● **Brief**:
Retype each line exactly. Skip images.

● **Supplied material**:

========

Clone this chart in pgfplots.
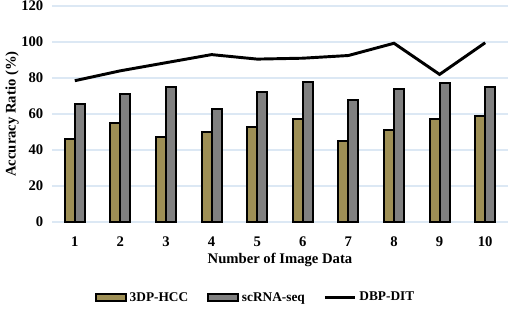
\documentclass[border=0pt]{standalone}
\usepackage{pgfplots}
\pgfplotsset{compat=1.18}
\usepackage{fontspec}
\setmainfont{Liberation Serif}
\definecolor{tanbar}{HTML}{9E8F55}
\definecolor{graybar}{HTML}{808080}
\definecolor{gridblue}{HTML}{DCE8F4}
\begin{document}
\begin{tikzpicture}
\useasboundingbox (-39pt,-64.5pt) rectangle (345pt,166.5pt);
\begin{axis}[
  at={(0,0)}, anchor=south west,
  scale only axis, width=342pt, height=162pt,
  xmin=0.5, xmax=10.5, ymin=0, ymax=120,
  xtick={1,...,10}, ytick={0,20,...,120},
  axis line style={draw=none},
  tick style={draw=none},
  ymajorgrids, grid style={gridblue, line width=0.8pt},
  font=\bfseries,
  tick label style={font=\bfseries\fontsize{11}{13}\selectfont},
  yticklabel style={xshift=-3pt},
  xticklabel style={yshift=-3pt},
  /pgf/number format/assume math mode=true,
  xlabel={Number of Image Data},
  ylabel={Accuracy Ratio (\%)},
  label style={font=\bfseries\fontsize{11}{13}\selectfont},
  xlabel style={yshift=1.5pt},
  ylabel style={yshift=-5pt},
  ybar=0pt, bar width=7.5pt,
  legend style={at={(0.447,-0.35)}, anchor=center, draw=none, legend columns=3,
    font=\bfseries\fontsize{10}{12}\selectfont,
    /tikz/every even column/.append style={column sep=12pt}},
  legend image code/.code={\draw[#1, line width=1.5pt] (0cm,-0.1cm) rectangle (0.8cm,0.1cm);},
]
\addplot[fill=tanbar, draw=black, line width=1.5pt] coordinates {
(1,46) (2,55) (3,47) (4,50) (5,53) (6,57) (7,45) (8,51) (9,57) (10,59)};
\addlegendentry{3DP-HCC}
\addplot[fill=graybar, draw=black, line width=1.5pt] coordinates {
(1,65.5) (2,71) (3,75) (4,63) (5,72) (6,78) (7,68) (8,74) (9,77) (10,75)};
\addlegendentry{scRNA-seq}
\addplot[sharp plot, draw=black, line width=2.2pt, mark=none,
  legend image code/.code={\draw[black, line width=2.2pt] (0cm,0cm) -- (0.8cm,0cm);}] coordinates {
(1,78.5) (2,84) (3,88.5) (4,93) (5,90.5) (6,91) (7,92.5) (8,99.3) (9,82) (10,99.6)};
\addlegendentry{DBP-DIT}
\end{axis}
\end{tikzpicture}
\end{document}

========

● **Solution**:
Clone this chart in pgfplots.
\documentclass[border=0pt]{standalone}
\usepackage{pgfplots}
\pgfplotsset{compat=1.18}
\usepackage{fontspec}
\setmainfont{Liberation Serif}
\definecolor{tanbar}{HTML}{9E8F55}
\definecolor{graybar}{HTML}{808080}
\definecolor{gridblue}{HTML}{DCE8F4}
\begin{document}
\begin{tikzpicture}
\useasboundingbox (-39pt,-64.5pt) rectangle (345pt,166.5pt);
\begin{axis}[
  at={(0,0)}, anchor=south west,
  scale only axis, width=342pt, height=162pt,
  xmin=0.5, xmax=10.5, ymin=0, ymax=120,
  xtick={1,...,10}, ytick={0,20,...,120},
  axis line style={draw=none},
  tick style={draw=none},
  ymajorgrids, grid style={gridblue, line width=0.8pt},
  font=\bfseries,
  tick label style={font=\bfseries\fontsize{11}{13}\selectfont},
  yticklabel style={xshift=-3pt},
  xticklabel style={yshift=-3pt},
  /pgf/number format/assume math mode=true,
  xlabel={Number of Image Data},
  ylabel={Accuracy Ratio (\%)},
  label style={font=\bfseries\fontsize{11}{13}\selectfont},
  xlabel style={yshift=1.5pt},
  ylabel style={yshift=-5pt},
  ybar=0pt, bar width=7.5pt,
  legend style={at={(0.447,-0.35)}, anchor=center, draw=none, legend columns=3,
    font=\bfseries\fontsize{10}{12}\selectfont,
    /tikz/every even column/.append style={column sep=12pt}},
  legend image code/.code={\draw[#1, line width=1.5pt] (0cm,-0.1cm) rectangle (0.8cm,0.1cm);},
]
\addplot[fill=tanbar, draw=black, line width=1.5pt] coordinates {
(1,46) (2,55) (3,47) (4,50) (5,53) (6,57) (7,45) (8,51) (9,57) (10,59)};
\addlegendentry{3DP-HCC}
\addplot[fill=graybar, draw=black, line width=1.5pt] coordinates {
(1,65.5) (2,71) (3,75) (4,63) (5,72) (6,78) (7,68) (8,74) (9,77) (10,75)};
\addlegendentry{scRNA-seq}
\addplot[sharp plot, draw=black, line width=2.2pt, mark=none,
  legend image code/.code={\draw[black, line width=2.2pt] (0cm,0cm) -- (0.8cm,0cm);}] coordinates {
(1,78.5) (2,84) (3,88.5) (4,93) (5,90.5) (6,91) (7,92.5) (8,99.3) (9,82) (10,99.6)};
\addlegendentry{DBP-DIT}
\end{axis}
\end{tikzpicture}
\end{document}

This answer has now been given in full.